Thanks for your time and thanks in advance.
(1) If you assume known that there is a basis of eigenvectors, then any vector in $V$ can be written as a linear combination of eigenvectors, and since any eigenvector belongs to some $W_i$, the result follows.
(2) This is an assumption made in order to prove that the sum is direct.
(3) This holds because it's the inner product of two vectors, the second of which is zero (see (2)).

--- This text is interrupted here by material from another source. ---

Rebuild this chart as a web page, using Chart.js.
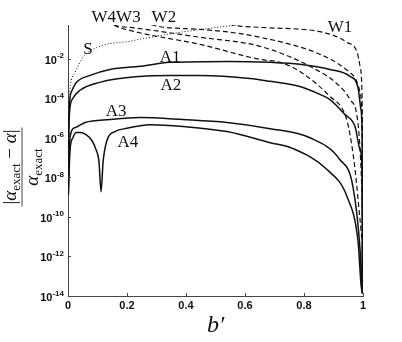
<!DOCTYPE html>
<html>
<head>
<meta charset="utf-8">
<script src="https://cdn.jsdelivr.net/npm/chart.js@4.4.0/dist/chart.umd.min.js"></script>
<style>
    html, body { margin: 0; padding: 0; background: #fff; }
    #wrap { width: 402px; height: 342px; }
</style>
</head>
<body>
<div id="wrap"><canvas id="errChart" width="402" height="342"></canvas></div>
<script>
// Values. y values are given as log10 of the relative error.
const sX   = [0.001, 0.004, 0.024, 0.051, 0.108, 0.21, 0.244, 0.38, 0.48, 0.583, 0.65];
const sExp = [-5.5, -4.0, -2.70, -1.94, -1.38, -1.12, -1.02, -0.67, -0.47, -0.265, -0.05];

const a1X   = [0.001, 0.004, 0.014, 0.029, 0.075, 0.142, 0.244, 0.346, 0.549, 0.685, 0.786, 0.888, 0.956, 0.983, 0.993, 0.997, 0.9985, 1.0];
const a1Exp = [-7.0, -4.5, -3.6, -3.2, -2.85, -2.55, -2.39, -2.19, -2.14, -2.19, -2.29, -2.55, -2.90, -3.46, -4.57, -5.94, -13.8, -9.0];

const a2X   = [0.001, 0.004, 0.014, 0.041, 0.108, 0.244, 0.346, 0.447, 0.617, 0.685, 0.786, 0.854, 0.888, 0.939, 0.973, 0.99, 0.997, 0.9985, 1.0];
const a2Exp = [-7.5, -5.0, -4.07, -3.6, -3.20, -2.90, -2.85, -2.85, -3.00, -3.15, -3.41, -3.81, -4.07, -4.83, -5.43, -6.6, -7.77, -13.8, -9.0];

const a3X   = [0.001, 0.007, 0.024, 0.058, 0.142, 0.244, 0.39, 0.539, 0.685, 0.82, 0.922, 0.966, 0.99, 0.997, 1.0];
const a3Exp = [-8.9, -5.94, -5.49, -5.23, -5.08, -4.98, -5.08, -5.23, -5.54, -6.0, -7.11, -8.48, -11.67, -13.85, -9.0];

const a4X   = [0.001, 0.007, 0.017, 0.027, 0.041, 0.061, 0.081, 0.095, 0.105, 0.112, 0.119, 0.132, 0.159, 0.193, 0.278, 0.39, 0.539, 0.685, 0.763, 0.878, 0.946, 0.983, 0.997, 1.0];
const a4Exp = [-8.9, -6.6, -5.99, -5.74, -5.74, -5.84, -6.14, -6.6, -7.21, -8.73, -7.21, -6.14, -5.69, -5.54, -5.34, -5.43, -5.69, -6.25, -6.55, -7.61, -8.98, -11.2, -13.85, -9.0];

const w1X   = [0.5, 0.549, 0.651, 0.864, 0.946, 0.98, 0.99, 0.997, 1.0];
const w1Exp = [0.1, -0.27, -0.42, -0.67, -1.18, -1.68, -2.39, -4.07, -11.3];

const w2X   = [0.24, 0.278, 0.447, 0.651, 0.878, 0.956, 0.99, 0.997, 1.0];
const w2Exp = [0.2, -0.27, -0.52, -0.92, -1.94, -2.70, -3.71, -5.59, -11.3];

const w3X   = [0.12, 0.153, 0.21, 0.447, 0.651, 0.82, 0.922, 0.956, 0.98, 0.99, 0.997, 1.0];
const w3Exp = [0.3, -0.27, -0.42, -0.92, -1.38, -2.39, -3.41, -4.07, -4.93, -6.6, -9.13, -11.3];

const w4X   = [0.12, 0.153, 0.21, 0.447, 0.651, 0.719, 0.786, 0.888, 0.939, 0.956, 0.973, 0.99, 0.997, 1.0];
const w4Exp = [0.3, -0.27, -0.57, -1.28, -2.04, -2.19, -2.65, -3.91, -4.83, -5.84, -7.61, -10.15, -11.2, -11.3];

// axis ticks
const xTicks = [0, 0.2, 0.4, 0.6, 0.8, 1];
const xTickLabels = ['0', '0.2', '0.4', '0.6', '0.8', '1'];
const yTicks = [1e-14, 1e-12, 1e-10, 1e-8, 1e-6, 1e-4, 1e-2];
const yTickExps = ['-14', '-12', '-10', '-8', '-6', '-4', '-2'];

// curve names, placed in data coordinates
const curveLabels = ['W4W3', 'W2', 'W1', 'S', 'A1', 'A2', 'A3', 'A4'];
const labelX = [0.163, 0.325, 0.922, 0.068, 0.346, 0.349, 0.163, 0.203];
const labelY = [1.23, 1.23, 0.38, 0.0295, 0.0115, 4.4e-4, 2.1e-5, 5.6e-7];

function pts(xs, exps) {
    return xs.map((x, i) => ({ x: x, y: Math.pow(10, exps[i]) }));
}

function line(data, dash, width) {
    return {
        data: data,
        borderColor: '#111',
        borderWidth: width,
        borderDash: dash,
        pointRadius: 0,
        fill: false,
        showLine: true,
        cubicInterpolationMode: 'monotone'
    };
}

const serif = '"Liberation Serif", "Times New Roman", serif';
const sans = '"Liberation Sans", Arial, sans-serif';

// draw a run of text pieces centred on cx
function drawRun(ctx, parts, cx, baseY) {
    let w = 0;
    parts.forEach(p => { ctx.font = p[1]; w += ctx.measureText(p[0]).width; });
    let x = cx - w / 2;
    parts.forEach(p => {
        ctx.font = p[1];
        ctx.fillText(p[0], x, baseY + p[2]);
        x += ctx.measureText(p[0]).width;
    });
}

const decor = {
    id: 'decor',
    afterDraw(chart) {
        const ctx = chart.ctx;
        const xs = chart.scales.x, ys = chart.scales.y, area = chart.chartArea;
        ctx.save();

        // inward tick marks
        ctx.strokeStyle = '#444';
        ctx.lineWidth = 1;
        ctx.beginPath();
        xTicks.forEach(v => {
            const p = Math.round(xs.getPixelForValue(v)) + 0.5;
            ctx.moveTo(p, area.bottom);
            ctx.lineTo(p, area.bottom - 3);
        });
        yTicks.forEach(v => {
            const p = Math.round(ys.getPixelForValue(v)) + 0.5;
            ctx.moveTo(area.left, p);
            ctx.lineTo(area.left + 3, p);
        });
        ctx.stroke();

        // y tick labels, 10 with a raised exponent
        ctx.fillStyle = '#111';
        ctx.textAlign = 'left';
        ctx.textBaseline = 'alphabetic';
        const base = 'bold 11px ' + sans, sup = 'bold 8px ' + sans;
        yTicks.forEach((v, i) => {
            const p = ys.getPixelForValue(v);
            ctx.font = sup;
            const we = ctx.measureText(yTickExps[i]).width;
            ctx.font = base;
            const wb = ctx.measureText('10').width;
            const x0 = area.left - 4 - we - wb;
            ctx.fillText('10', x0, p + 5);
            ctx.font = sup;
            ctx.fillText(yTickExps[i], x0 + wb, p - 0.5);
        });

        // curve labels
        ctx.font = '17px ' + serif;
        ctx.textAlign = 'center';
        ctx.textBaseline = 'middle';
        curveLabels.forEach((t, i) => {
            ctx.fillText(t, xs.getPixelForValue(labelX[i]), ys.getPixelForValue(labelY[i]));
        });

        // x axis title
        ctx.textBaseline = 'alphabetic';
        ctx.font = 'italic 24px ' + serif;
        ctx.fillText('b′', xs.getPixelForValue(0.5), 332);

        // y axis title: |a_exact - a| / a_exact, rotated
        ctx.translate(21.5, 167);
        ctx.rotate(-Math.PI / 2);
        ctx.textAlign = 'left';
        const big = '19px ' + serif, ital = 'italic 19px ' + serif, sub = '13px ' + serif;
        drawRun(ctx, [['|', big, 0], ['α', ital, 0], ['exact', sub, 4], [' − ', big, 0], ['α', ital, 0], ['|', big, 0]], 0, -6);
        drawRun(ctx, [['α', ital, 0], ['exact', sub, 4]], 0, 16.5);
        ctx.beginPath();
        ctx.moveTo(-39.5, 0.5);
        ctx.lineTo(39.5, 0.5);
        ctx.stroke();

        ctx.restore();
    }
};

const ctx = document.getElementById('errChart').getContext('2d');
new Chart(ctx, {
    type: 'scatter',
    data: {
        datasets: [
            line(pts(sX, sExp), [1, 2], 1),
            line(pts(a1X, a1Exp), [], 1.5),
            line(pts(a2X, a2Exp), [], 1.5),
            line(pts(a3X, a3Exp), [], 1.5),
            line(pts(a4X, a4Exp), [], 1.5),
            line(pts(w1X, w1Exp), [5, 3], 1.2),
            line(pts(w2X, w2Exp), [5, 3], 1.2),
            line(pts(w3X, w3Exp), [5, 3], 1.2),
            line(pts(w4X, w4Exp), [5, 3], 1.2)
        ]
    },
    options: {
        responsive: false,
        animation: false,
        devicePixelRatio: 1,
        layout: { padding: { left: 0, right: 39, top: 25, bottom: 0 } },
        plugins: {
            legend: { display: false },
            tooltip: { enabled: false }
        },
        scales: {
            x: {
                type: 'linear',
                min: 0,
                max: 1,
                afterBuildTicks: scale => { scale.ticks = xTicks.map(v => ({ value: v })); },
                afterFit: scale => { scale.height = 46; },
                grid: { display: true, drawOnChartArea: false, drawTicks: false },
                border: { display: true, color: '#444', width: 1 },
                ticks: {
                    autoSkip: false,
                    maxRotation: 0,
                    padding: 3,
                    color: '#111',
                    font: { family: sans, size: 11, weight: 'bold' },
                    callback: (v, i) => xTickLabels[i]
                }
            },
            y: {
                type: 'logarithmic',
                min: 1e-14,
                max: 0.5,
                afterBuildTicks: scale => { scale.ticks = yTicks.map(v => ({ value: v })); },
                afterFit: scale => { scale.width = 68; },
                grid: { display: true, drawOnChartArea: false, drawTicks: false },
                border: { display: true, color: '#444', width: 1 },
                ticks: { display: false }
            }
        }
    },
    plugins: [decor]
});
</script>
</body>
</html>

(4) $E_i$ is not a vector, it's a projection onto the eigenspace $W_i$. Since the sum of eigenspaces is direct, if you take a basis for each $W_i$ then these bases make up a basis of $V$, the matrix of $E_i$ in this basis is going to be diagonal with $1$'s at the $W_j$ entries and $0$ elsewhere, and the sum of these matrices is the identity matrix.